Evernote Business launches for SMBs, corporate teams

Although it's been talked about for awhile, Evernote is launching a business version of its notetaking platform.

Evernote is aiming to expand its user base considerably as it finally rolls out its first-ever product targeted specifically for companies.

Enter Evernote Business, which was first announced back in August amid Evernote's Trunk Conference in San Francisco.

Although it is being advertised for small to mid-sized businesses as well as teams within larger companies, it's not really that much different from the existing premium edition of the notetaking platform.

Anyone with existing Evernote accounts can use their same accounts for Evernote Business if their companies subscribe to the service.

Nevertheless, Evernote Business is touted to be comprised of all the capabilities of the free and premium versions of Evernote along with some new Business Premium features.
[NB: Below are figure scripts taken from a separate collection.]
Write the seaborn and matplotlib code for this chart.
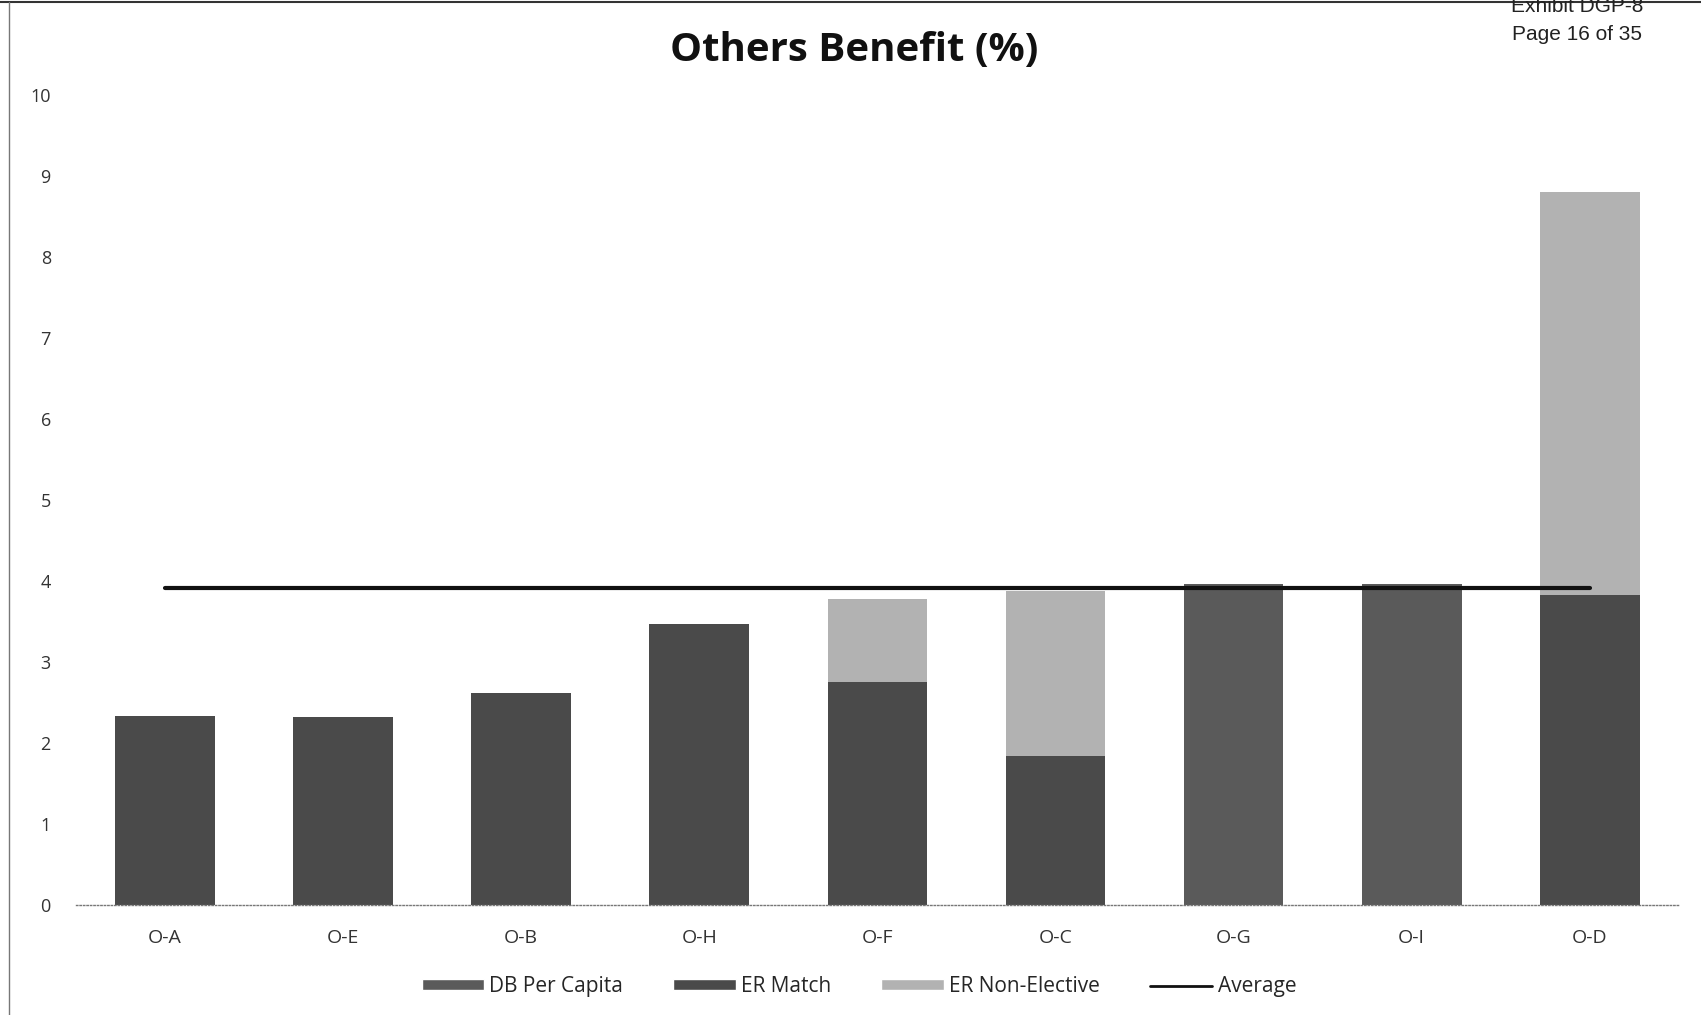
import matplotlib
matplotlib.use("Agg")
import matplotlib.pyplot as plt
import seaborn as sns
import pandas as pd
from matplotlib.lines import Line2D
from matplotlib.patches import Patch

# Plan codes and benefit components (% of pay)
plans = ["O-A", "O-E", "O-B", "O-H", "O-F", "O-C", "O-G", "O-I", "O-D"]
db_per_capita = [0.00, 0.00, 0.00, 0.00, 0.00, 0.00, 3.97, 3.97, 0.00]
er_match = [2.34, 2.33, 2.62, 3.47, 2.76, 1.85, 0.00, 0.00, 3.83]
er_non_elective = [0.00, 0.00, 0.00, 0.00, 1.02, 2.03, 0.00, 0.00, 4.98]
average = [3.92] * 9

y_ticks = list(range(0, 11))

c_db = "#5a5a5a"
c_match = "#4a4a4a"
c_nonel = "#b2b2b2"

df = pd.DataFrame({"plan": plans, "db": db_per_capita,
                   "match": er_match, "nonel": er_non_elective})
df["lvl2"] = df["db"] + df["match"]
df["lvl3"] = df["lvl2"] + df["nonel"]

sns.set_theme(style="white")
plt.rcParams["font.family"] = ["Open Sans", "DejaVu Sans"]

fig = plt.figure(figsize=(17.01, 10.15), dpi=100)
ax = fig.add_axes([0.0446, 0.108, 0.9424, 0.798])

w = 0.56
# stacked bars, drawn as cumulative totals from the top layer down
for col, colr in [("lvl3", c_nonel), ("lvl2", c_match), ("db", c_db)]:
    sns.barplot(data=df, x="plan", y=col, color=colr, width=w, ax=ax,
                saturation=1, order=plans, linewidth=0, edgecolor=colr)

sns.lineplot(x=list(range(len(plans))), y=average, color="#111111",
             linewidth=3, ax=ax)

ax.set_xlim(-0.5, len(plans) - 0.5)
ax.set_ylim(0, 10)
ax.set_yticks(y_ticks)
ax.set_yticklabels([str(t) for t in y_ticks], fontsize=13, color="#333333")
ax.set_xticks(range(len(plans)))
ax.set_xticklabels(plans, fontsize=14, color="#333333")
ax.tick_params(axis="x", pad=17, length=0)
ax.tick_params(axis="y", pad=18, length=0)
ax.set_xlabel("")
ax.set_ylabel("")
for s in ["top", "right", "left"]:
    ax.spines[s].set_visible(False)
ax.spines["bottom"].set_linestyle((0, (1, 1.5)))
ax.spines["bottom"].set_color("#777777")
ax.spines["bottom"].set_linewidth(1)

fig.text(0.502, 0.950, "Others Benefit (%)", ha="center", va="center",
         fontsize=29, fontweight="bold", color="#111111")
fig.text(0.927, 0.994, "Exhibit DGP-8", ha="center", va="center",
         fontsize=15, color="#222222", family=["Liberation Sans"])
fig.text(0.927, 0.966, "Page 16 of 35", ha="center", va="center",
         fontsize=15, color="#222222", family=["Liberation Sans"])

# page edges
fig.add_artist(Line2D([0, 1], [0.998, 0.998], color="#333333", lw=1.5,
                      transform=fig.transFigure))
fig.add_artist(Line2D([0.005, 0.005], [0, 0.998], color="#777777", lw=1,
                      transform=fig.transFigure))

handles = [
    Patch(facecolor=c_db, label="DB Per Capita"),
    Patch(facecolor=c_match, label="ER Match"),
    Patch(facecolor=c_nonel, label="ER Non-Elective"),
    Line2D([0], [0], color="#111111", lw=2, label="Average"),
]
fig.legend(handles=handles, loc="center", bbox_to_anchor=(0.505, 0.028),
           ncol=4, frameon=False, fontsize=15, handlelength=3.0,
           handleheight=0.4, columnspacing=2.4, handletextpad=0.25)

fig.savefig("out.png", dpi=100, facecolor="white")
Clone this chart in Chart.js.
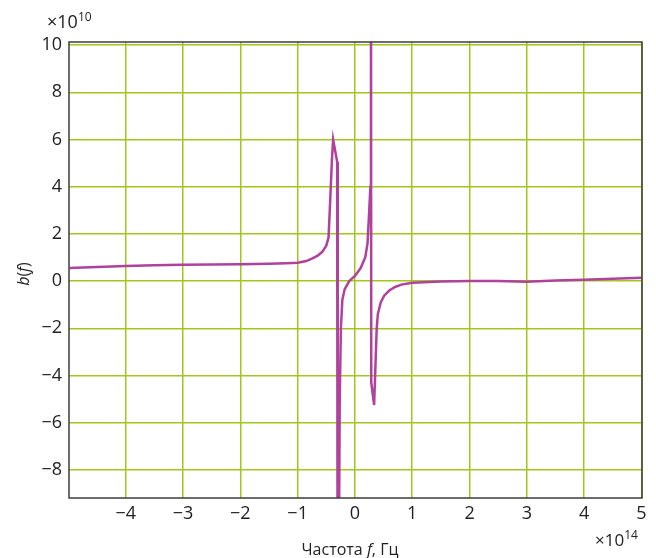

Most of those new features focus on sharing and collaboration within a professional network. For example, Evernote Business users can drop work documents, projects and research into designated Business Notebooks, which can then be shared with co-workers within the company's Business Library.

Evernote CEO Phil Libin explained via telephone last week that one of the benefits to this is discovering if co-workers have relevant (and useful) information for a particular project within their business notebooks.

Furthermore, Evernote Business runs from a centralized admin console, intended to enable IT administrators to manage the deployment size and user access and permissions for the entire organization.

However, that doesn't mean that IT admins can check up on existing personal Evernote notebooks -- or any personal notebooks and clippings created in the future. Libin clarified that when an employee leaves the company, all of the user's personal Evernote data goes with them.

Although Evernote is sometimes described as a "clipping" app, many people do use it for cloud-based word processing as well. The Mountain View, Calif.-based company cited in a press release that more than two thirds of its 45 million users are already using the platform for work-related purposes.

Thus, could Evernote be on its way to being a competitor to other cloud-based collaboration platforms such as Google Apps? Possibly, but don't expect anything like that anytime soon.

Libin replied that Evernote is more of a complementary service by making relevant information available to team members, serving better as a tool for "longer-term collaboration."

"It isn't meant for real-time collaboration," Libin continued. "It replaces more day-to-day knowledge management problems that companies have."

Priced at $10 per user per month, Evernote Business is available immediately for PC, Mac, iOS and Android in the United States, the United Kingdom, France, Germany, Switzerland, Canada, and Japan.